Get Your Motor Runnin’

On The Move: A Life
Oliver Sacks
Picador
May 2015

OnTheMove_smThe way other people see us isn’t necessarily the way we see ourselves. This was my first impression of Oliver Sacks, eminent neurologist, when seeing the cover of his memoir On The Move. Rather than providing a photo of himself as a distinguished older gentleman at the end of a distinguished neurological career, what we get instead is Sacks, virile, young, muscular, and leather-clad, astride a motorcycle. This is the Oliver Sacks that he wants us to remember, the inner Sacks that perhaps people had began to forget but he never had. There’s a fondness for the adventure of youth before the pages even open, and I found myself needing to recalibrate to the idea that perhaps this wasn’t the story of dogged academic pursuit after all.

In fact, Sacks career in medicine was initially a reluctant one. He came from a family of doctors, so when it was time, off to medical school he went. Despite achieving a full academic scholarship to Oxford, it took him four attempts at the entry exam before he managed a pass. While incredibly bright, Sacks was not particularly suited to rules and standardised knowledge; a tendency that would create obstacles throughout his early career, but would also allow him great insight in his later clinical work.

But those years of medical school are largely a blur in the writing of On The Move. The years of internship and residency in California sweep by. Instead, during those same years, we see the other life of Oliver Sacks, in a sense the real person behind the imposed expectations of familial obligation. Sacks revelled in what many would consider a decedent lifestyle, especially in the 1950s and 60s; motorbikes, experimental drugs and anonymous sex. And yet it’s more self-discovery than self-destruction. We start to see the person that Sacks saw himself to be; in his side trips to pristine mountain ranges with glimmering lakes, or desolate desertscapes in America. In these in-between places, he wrote furiously and poetically on the beauty of nature while pining for the possibility of a life with just the open road and inspiration.

It’s these chapters where Sacks really comes alive. Each phase of his life, every encounter, is transformed by his vivid recollection of the people that shared it with him. His is a life shaped by connection to others, and a sincere passion for the quirks and foibles that make us human. The young men of early Sacks’s life, both friends and lovers, are treated with the tenderness of loyalty and devotion, and memories fondly held. But there comes a point in Sacks’s story where the journey of youth and adventure ends, and his clinical work takes over.

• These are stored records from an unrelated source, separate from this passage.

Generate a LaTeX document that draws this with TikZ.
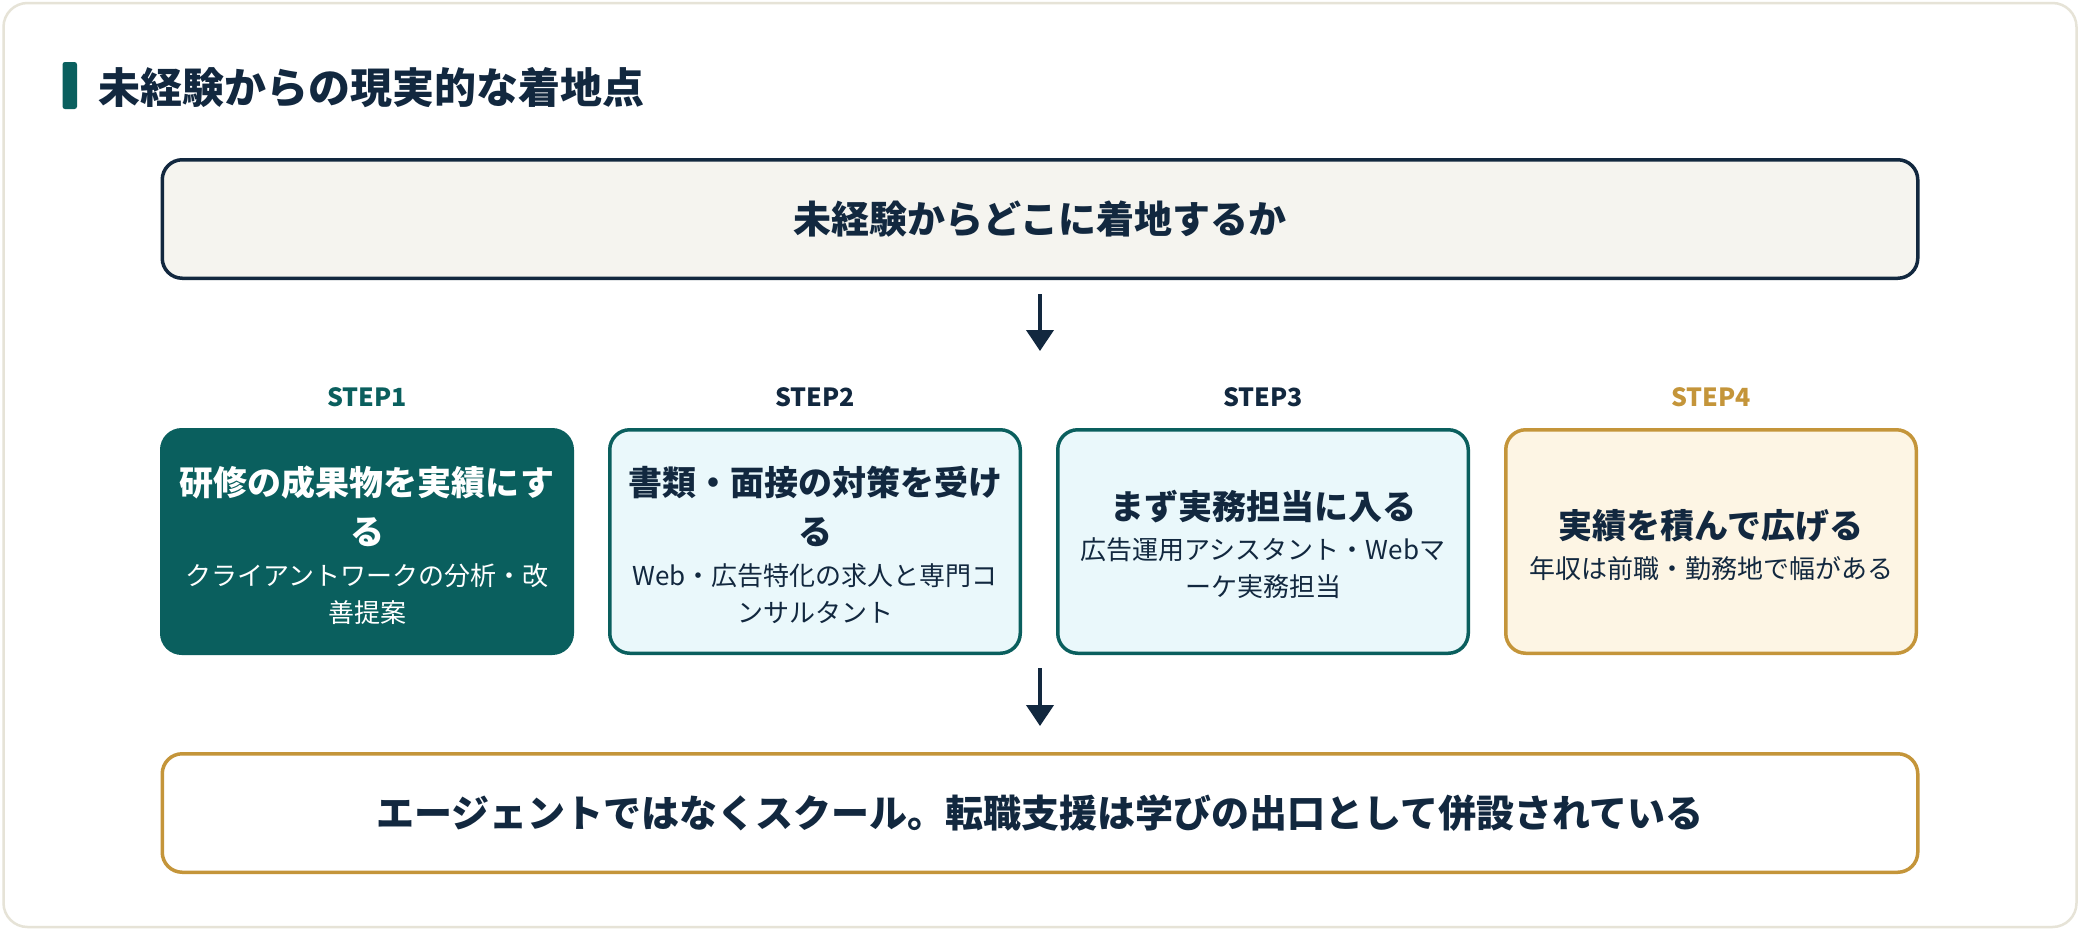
\documentclass[tikz,border=0pt]{standalone}
\usepackage{fontspec}
\setmainfont{Noto Sans CJK JP}
\usetikzlibrary{arrows.meta}
\definecolor{navy}{HTML}{12283F}
\definecolor{tealc}{HTML}{0A5F5E}
\definecolor{gold}{HTML}{C4953A}
\definecolor{lblue}{HTML}{EAF8FB}
\definecolor{cream}{HTML}{FDF5E4}
\definecolor{paper}{HTML}{F5F4EF}
\definecolor{cardline}{HTML}{E6E3D7}
\begin{document}
\begin{tikzpicture}[x=1pt,y=-1pt,
  card/.style={draw=cardline, line width=2.5pt, fill=white, rounded corners=24pt, inner sep=0pt},
  box/.style={rounded corners=20pt, line width=3.5pt, inner sep=0pt},
  bigbox/.style={box, minimum width=1755.5pt, minimum height=118.5pt, text=navy,
    font=\fontsize{38}{46}\selectfont\bfseries},
  stepbox/.style={box, minimum width=410.5pt, minimum height=223.5pt},
  steplabel/.style={inner sep=0pt, font=\fontsize{25}{30}\selectfont\bfseries},
  boxtitle/.style={inner sep=0pt, align=center, font=\fontsize{34}{49}\selectfont\bfseries},
  boxsub/.style={inner sep=0pt, align=center, font=\fontsize{26}{37}\selectfont},
  arr/.style={draw=navy, line width=4pt, -{Triangle[length=21pt,width=27pt]}}
]
\useasboundingbox (0,0) rectangle (2080,930);
\fill[white] (0,0) rectangle (2080,930);
\node[card, minimum width=2073pt, minimum height=924pt] (card) at (1040,465) {};

% heading
\node[fill=tealc, rounded corners=2.5pt, inner sep=0pt, minimum width=14.5pt, minimum height=47pt] (bar) at (69.75,85.5) {};
\node[anchor=west, inner sep=0pt, text=navy, font=\fontsize{42}{50}\selectfont\bfseries] (title) at (98,88) {未経験からの現実的な着地点};

% top box
\node[bigbox, draw=navy, fill=paper] (top) at (1040,219) {未経験からどこに着地するか};

% arrow 1
\coordinate (a1e) at (1040,351);
\draw[arr, shorten <=14pt] (top.south) -- (a1e);

% step labels
\node[steplabel, text=tealc] (l1) at (367,397) {STEP1};
\node[steplabel, text=navy] (l2) at (815,397) {STEP2};
\node[steplabel, text=navy] (l3) at (1263,397) {STEP3};
\node[steplabel, text=gold] (l4) at (1711,397) {STEP4};

% step boxes
\node[stepbox, draw=tealc, fill=tealc] (s1) at (367,541.5) {};
\node[stepbox, draw=tealc, fill=lblue] (s2) at (815,541.5) {};
\node[stepbox, draw=tealc, fill=lblue] (s3) at (1263,541.5) {};
\node[stepbox, draw=gold, fill=cream] (s4) at (1711,541.5) {};

\node[boxtitle, text=white] (t1) at (367,506.5) {研修の成果物を実績にす\\る};
\node[boxsub, text=white] (u1) at (367,594) {クライアントワークの分析・改\\善提案};
\node[boxtitle, text=navy] (t2) at (815,506.5) {書類・面接の対策を受け\\る};
\node[boxsub, text=navy] (u2) at (815,594) {Web・広告特化の求人と専門コ\\ンサルタント};
\node[boxtitle, text=navy] (t3) at (1263,507) {まず実務担当に入る};
\node[boxsub, text=navy] (u3) at (1263,568) {広告運用アシスタント・Webマ\\ーケ実務担当};
\node[boxtitle, text=navy] (t4) at (1711,526) {実績を積んで広げる};
\node[boxsub, text=navy] (u4) at (1711,569) {年収は前職・勤務地で幅がある};

% arrow 2
\coordinate (a2s) at (1040,668);
\coordinate (a2e) at (1040,726);
\draw[arr] (a2s) -- (a2e);

% bottom box
\node[bigbox, draw=gold, fill=white] (bottom) at (1040,813) {エージェントではなくスクール。転職支援は学びの出口として併設されている};
\end{tikzpicture}
\end{document}
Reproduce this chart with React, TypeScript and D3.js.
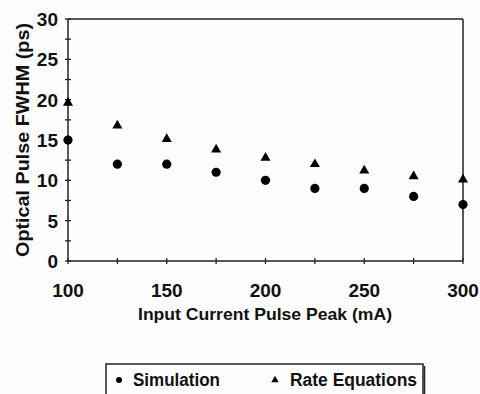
import React from "react";
import * as d3 from "d3";

const currents = [100, 125, 150, 175, 200, 225, 250, 275, 300];
const simulation = [15, 12, 12, 11, 10, 9, 9, 8, 7];
const rateEquations = [19.6, 16.8, 15.1, 13.8, 12.8, 12.0, 11.2, 10.5, 10.1];
const xTickLabels = [100, 150, 200, 250, 300];
const yTickLabels = [0, 5, 10, 15, 20, 25, 30];
const seriesNames = ["Simulation", "Rate Equations"];

const W = 480;
const H = 394;
const left = 68, right = 463, top = 19, bottom = 261;

export default function App() {
  const x = d3.scaleLinear().domain([100, 300]).range([left, right]);
  const y = d3.scaleLinear().domain([0, 30]).range([bottom, top]);
  const xMinor = d3.range(100, 301, 25);
  const yMinor = d3.range(0, 30.01, 2.5);
  const tri = d3.symbol().type(d3.symbolTriangle).size(44)();
  const triSmall = d3.symbol().type(d3.symbolTriangle).size(24)();
  const font = "'Liberation Sans', Arial, sans-serif";
  const stroke = "#222";
  return (
    <svg width={W} height={H} style={{ position: "absolute", left: 0, top: 0 }} fontFamily={font}>
      <rect x={0} y={0} width={W} height={H} fill="#fdfdfd" />
      {/* plot frame */}
      <line x1={left} x2={right} y1={top} y2={top} stroke={stroke} strokeWidth={1.5} />
      <line x1={right} x2={right} y1={top} y2={bottom} stroke={stroke} strokeWidth={1.5} />
      <line x1={left} x2={left} y1={top} y2={bottom} stroke={stroke} strokeWidth={1.5} />
      <line x1={left} x2={right} y1={bottom} y2={bottom} stroke={stroke} strokeWidth={1.5} />
      {yMinor.map((v) => (
        <line key={"yt" + v} x1={left - 3} x2={left + 3} y1={y(v)} y2={y(v)} stroke={stroke} strokeWidth={1.3} />
      ))}
      {xMinor.map((v) => (
        <line key={"xt" + v} x1={x(v)} x2={x(v)} y1={bottom - 3} y2={bottom + 3} stroke={stroke} strokeWidth={1.3} />
      ))}
      {yTickLabels.map((v) => (
        <text key={"yl" + v} x={left - 10} y={y(v)} dy="0.36em" textAnchor="end" fontSize={19} fontWeight="bold" fill="#111">
          {v}
        </text>
      ))}
      {xTickLabels.map((v) => (
        <text key={"xl" + v} x={x(v)} y={297} textAnchor="middle" fontSize={19} fontWeight="bold" fill="#111">
          {v}
        </text>
      ))}
      <text x={265} y={320} textAnchor="middle" fontSize={17} fontWeight="bold" fill="#111" textLength={254} lengthAdjust="spacingAndGlyphs">
        Input Current Pulse Peak (mA)
      </text>
      <text transform={`translate(29,140) rotate(-90)`} textAnchor="middle" fontSize={18} fontWeight="bold" fill="#111" textLength={234} lengthAdjust="spacingAndGlyphs">
        Optical Pulse FWHM (ps)
      </text>
      {/* markers */}
      {currents.map((c, i) => (
        <circle key={"s" + c} cx={x(c)} cy={y(simulation[i])} r={4.6} fill="#000" />
      ))}
      {currents.map((c, i) => (
        <path key={"r" + c} d={tri} transform={`translate(${x(c)},${y(rateEquations[i])})`} fill="#000" />
      ))}
      {/* legend */}
      <rect x={106} y={364} width={317} height={40} fill="none" stroke={stroke} strokeWidth={1.5} />
      <line x1={424.5} x2={424.5} y1={366} y2={394} stroke={stroke} strokeWidth={1.5} />
      <circle cx={119} cy={380} r={3} fill="#000" />
      <text x={133} y={386} fontSize={17.5} fontWeight="bold" fill="#111" textLength={87} lengthAdjust="spacingAndGlyphs">{seriesNames[0]}</text>
      <path d={triSmall} transform="translate(275,380)" fill="#000" />
      <text x={290} y={386} fontSize={17.5} fontWeight="bold" fill="#111" textLength={127} lengthAdjust="spacingAndGlyphs">{seriesNames[1]}</text>
    </svg>
  );
}
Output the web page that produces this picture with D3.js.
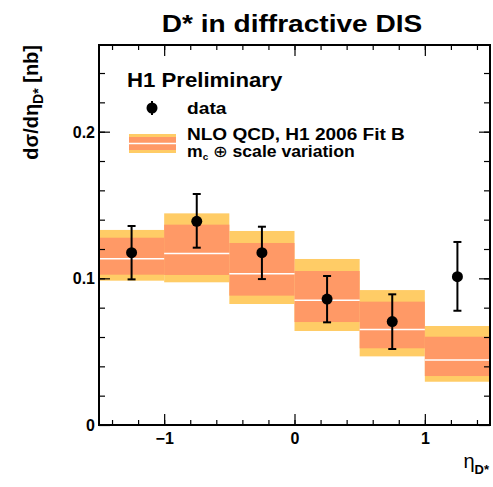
<!DOCTYPE html>
<html>
<head>
<meta charset="utf-8">
<script src="https://cdn.jsdelivr.net/npm/d3@7"></script>
<style>
  body { margin: 0; background: #fff; }
  text { font-family: "Liberation Sans", Arial, sans-serif; font-weight: bold; fill: #000; }
</style>
</head>
<body>
<svg id="chart" width="493" height="487"></svg>
<script>
// bins in eta(D*)
var binEdges = [-1.5, -1, -0.5, 0, 0.5, 1, 1.5]
var etaCenters = [-1.25, -0.75, -0.25, 0.25, 0.75, 1.25]

// H1 data, dsigma/deta [nb]
var dataVals = [0.1175, 0.1389, 0.1175, 0.0859, 0.0705, 0.1011]
var dataLo = [0.0993, 0.1209, 0.0995, 0.0700, 0.0518, 0.0779]
var dataHi = [0.1357, 0.1575, 0.1352, 0.1016, 0.0891, 0.1248]

// NLO QCD prediction (central + two bands)
var nloCentral = [0.1134, 0.1170, 0.1032, 0.0850, 0.0652, 0.0443]
var innerLo = [0.1025, 0.1023, 0.0882, 0.0702, 0.0523, 0.0334]
var innerHi = [0.1277, 0.1366, 0.1241, 0.1050, 0.0841, 0.0602]
var outerLo = [0.0984, 0.0973, 0.0825, 0.0641, 0.0468, 0.0295]
var outerHi = [0.1330, 0.1443, 0.1323, 0.1132, 0.0920, 0.0675]

var xMajor = [-1, 0, 1]
var yMajor = [0, 0.1, 0.2]

// plot frame (window.top is taken, so own names)
var pL = 99, pR = 490, pT = 45, pB = 425
var yellow = "#ffcc66", orange = "#ff9966"

var svg = d3.select("#chart")
var x = d3.scaleLinear().domain([-1.5, 1.5]).range([pL, pR])
var y = d3.scaleLinear().domain([0, 0.2591]).range([pB, pT])

var bins = d3.range(etaCenters.length)

// outer band
svg.selectAll("rect.outer").data(bins).enter().append("rect")
  .attr("x", function(i) { return x(binEdges[i]) })
  .attr("width", function(i) { return x(binEdges[i+1]) - x(binEdges[i]) })
  .attr("y", function(i) { return y(outerHi[i]) })
  .attr("height", function(i) { return y(outerLo[i]) - y(outerHi[i]) })
  .style("fill", yellow)

// inner band
svg.selectAll("rect.inner").data(bins).enter().append("rect")
  .attr("x", function(i) { return x(binEdges[i]) })
  .attr("width", function(i) { return x(binEdges[i+1]) - x(binEdges[i]) })
  .attr("y", function(i) { return y(innerHi[i]) })
  .attr("height", function(i) { return y(innerLo[i]) - y(innerHi[i]) })
  .style("fill", orange)

// central line
svg.selectAll("line.central").data(bins).enter().append("line")
  .attr("x1", function(i) { return x(binEdges[i]) })
  .attr("x2", function(i) { return x(binEdges[i+1]) })
  .attr("y1", function(i) { return y(nloCentral[i]) })
  .attr("y2", function(i) { return y(nloCentral[i]) })
  .style("stroke", "#fff").style("stroke-width", 1.5)

// axes (ROOT style: ticks inside, on all four sides)
var xMinor = d3.range(-1.4, 1.5, 0.2)
svg.append("g").attr("transform", "translate(0," + pB + ")")
  .call(d3.axisBottom(x).tickValues(xMinor).tickSize(-5).tickFormat(""))
svg.append("g").attr("class", "xmaj").attr("transform", "translate(0," + pB + ")")
  .call(d3.axisBottom(x).tickValues(xMajor).tickSize(-11).tickPadding(6)
    .tickFormat(function(d) { return d < 0 ? "\u2212" + Math.abs(d) : d }))
svg.append("g").attr("transform", "translate(0," + pT + ")")
  .call(d3.axisTop(x).tickValues(xMinor).tickSize(-5).tickFormat(""))
svg.append("g").attr("transform", "translate(0," + pT + ")")
  .call(d3.axisTop(x).tickValues(xMajor).tickSize(-11).tickFormat(""))

var yMinor = d3.range(0.02, 0.259, 0.02)
svg.append("g").attr("transform", "translate(" + pL + ",0)")
  .call(d3.axisLeft(y).tickValues(yMinor).tickSize(-6).tickFormat(""))
svg.append("g").attr("class", "ymaj").attr("transform", "translate(" + pL + ",0)")
  .call(d3.axisLeft(y).tickValues(yMajor).tickSize(-11).tickPadding(4)
    .tickFormat(function(d) { return d === 0 ? "0" : d3.format(".1f")(d) }))
svg.append("g").attr("transform", "translate(" + pR + ",0)")
  .call(d3.axisRight(y).tickValues(yMinor).tickSize(-6).tickFormat(""))
svg.append("g").attr("transform", "translate(" + pR + ",0)")
  .call(d3.axisRight(y).tickValues(yMajor).tickSize(-11).tickFormat(""))

svg.selectAll(".domain").remove()
svg.selectAll(".tick line").style("stroke", "#000").style("stroke-width", 1.2)
svg.selectAll(".tick text").style("font-size", "16px").style("font-family", "Liberation Sans, Arial")
  .style("font-weight", "bold").attr("fill", "#000")
// labels sit outside the frame, ticks point inward
svg.selectAll(".xmaj .tick text").attr("y", 8)
svg.selectAll(".ymaj .tick text").attr("x", -4).attr("dy", "0.35em")

// frame
svg.append("rect").attr("x", pL).attr("y", pT)
  .attr("width", pR - pL).attr("height", pB - pT)
  .style("fill", "none").style("stroke", "#000").style("stroke-width", 2)

// data error bars
var capW = 4
var eb = svg.selectAll("g.err").data(bins).enter().append("g")
eb.append("line")
  .attr("x1", function(i) { return x(etaCenters[i]) })
  .attr("x2", function(i) { return x(etaCenters[i]) })
  .attr("y1", function(i) { return y(dataLo[i]) })
  .attr("y2", function(i) { return y(dataHi[i]) })
  .style("stroke", "#000").style("stroke-width", 2)
eb.append("line")
  .attr("x1", function(i) { return x(etaCenters[i]) - capW })
  .attr("x2", function(i) { return x(etaCenters[i]) + capW })
  .attr("y1", function(i) { return y(dataLo[i]) })
  .attr("y2", function(i) { return y(dataLo[i]) })
  .style("stroke", "#000").style("stroke-width", 2)
eb.append("line")
  .attr("x1", function(i) { return x(etaCenters[i]) - capW })
  .attr("x2", function(i) { return x(etaCenters[i]) + capW })
  .attr("y1", function(i) { return y(dataHi[i]) })
  .attr("y2", function(i) { return y(dataHi[i]) })
  .style("stroke", "#000").style("stroke-width", 2)
eb.append("circle")
  .attr("cx", function(i) { return x(etaCenters[i]) })
  .attr("cy", function(i) { return y(dataVals[i]) })
  .attr("r", 5.5)
  .style("fill", "#000")

// the original's helvetica runs wider than liberation, stretch a bit
function label(px, py, size, sx) {
  return svg.append("text")
    .attr("transform", "translate(" + px + "," + py + ") scale(" + sx + ",1)")
    .style("font-size", size + "px")
}

// title
label(292, 32, 24, 1.17).attr("text-anchor", "middle").text("D* in diffractive DIS")

// y label
var yl = svg.append("text").attr("transform", "translate(38,45) rotate(-90)")
  .attr("text-anchor", "end").style("font-size", "20px")
yl.append("tspan").text("d\u03c3/d\u03b7")
yl.append("tspan").attr("dy", 5).style("font-size", "14px").text("D*")
yl.append("tspan").attr("dy", -5).text(" [nb]")

// x label
var xl = svg.append("text").attr("x", 489).attr("y", 468).attr("text-anchor", "end")
  .style("font-size", "20px").style("font-weight", "normal")
xl.append("tspan").text("\u03b7")
xl.append("tspan").attr("dy", 6).style("font-size", "13px").style("font-weight", "bold").text("D*")

// legend
label(127, 87, 20, 1.11).text("H1 Preliminary")
svg.append("line").attr("x1", 152).attr("x2", 152).attr("y1", 101).attr("y2", 115)
  .style("stroke", "#000").style("stroke-width", 2)
svg.append("circle").attr("cx", 152).attr("cy", 108).attr("r", 5.5).style("fill", "#000")
label(187, 114, 16, 1.2).text("data")

svg.append("rect").attr("x", 129).attr("y", 134).attr("width", 47).attr("height", 19).style("fill", yellow)
svg.append("rect").attr("x", 129).attr("y", 137).attr("width", 47).attr("height", 13).style("fill", orange)
svg.append("line").attr("x1", 129).attr("x2", 176).attr("y1", 143.5).attr("y2", 143.5)
  .style("stroke", "#fff").style("stroke-width", 1.5)
label(187, 140, 16, 1.19).text("NLO QCD, H1 2006 Fit B")
var lt = label(187, 157, 16, 1.1)
lt.append("tspan").text("m")
lt.append("tspan").attr("dy", 3).style("font-size", "9px").text("c")
lt.append("tspan").attr("dy", -3).style("font-weight", "normal").text(" \u2295 ")
lt.append("tspan").text("scale variation")
</script>
</body>
</html>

Whole-heartedly takes over; at one point Sacks lives in an apartment in Beth Abraham hospital so that he can be permanently on call for his patients. And while, perhaps, this is the main show, Oliver Sacks’s eminent career, the story starts to slow at this point. Some of Sacks’s fire has settled, no doubt the combination of a drug scare too far, a sequence of unrequited loves, and the approach of middle age. It’s during this time that Sacks bucks the conventions of typical medical research and instead tells the story of his patients in only the way he can, and in so doing he captures the world. And yet, throughout all of this, his life feels a little less bright than it was in youth, at least until he finds love again in his 80s. What’s clear is that love makes him young all over again.

Oliver Sacks might not have wanted to become a doctor and neurologist, but the world is a brighter, better, and more enlightened place for it. He didn’t choose his path, but he made it his own. And he made sure to have adventures along the way. Maybe that’s the final lesson he wanted to leave us with. It may fall to you to be this or that profession, and it may not be your first choice. But wherever you land in life, you can find a way to make it your own and bring your own brilliant flame.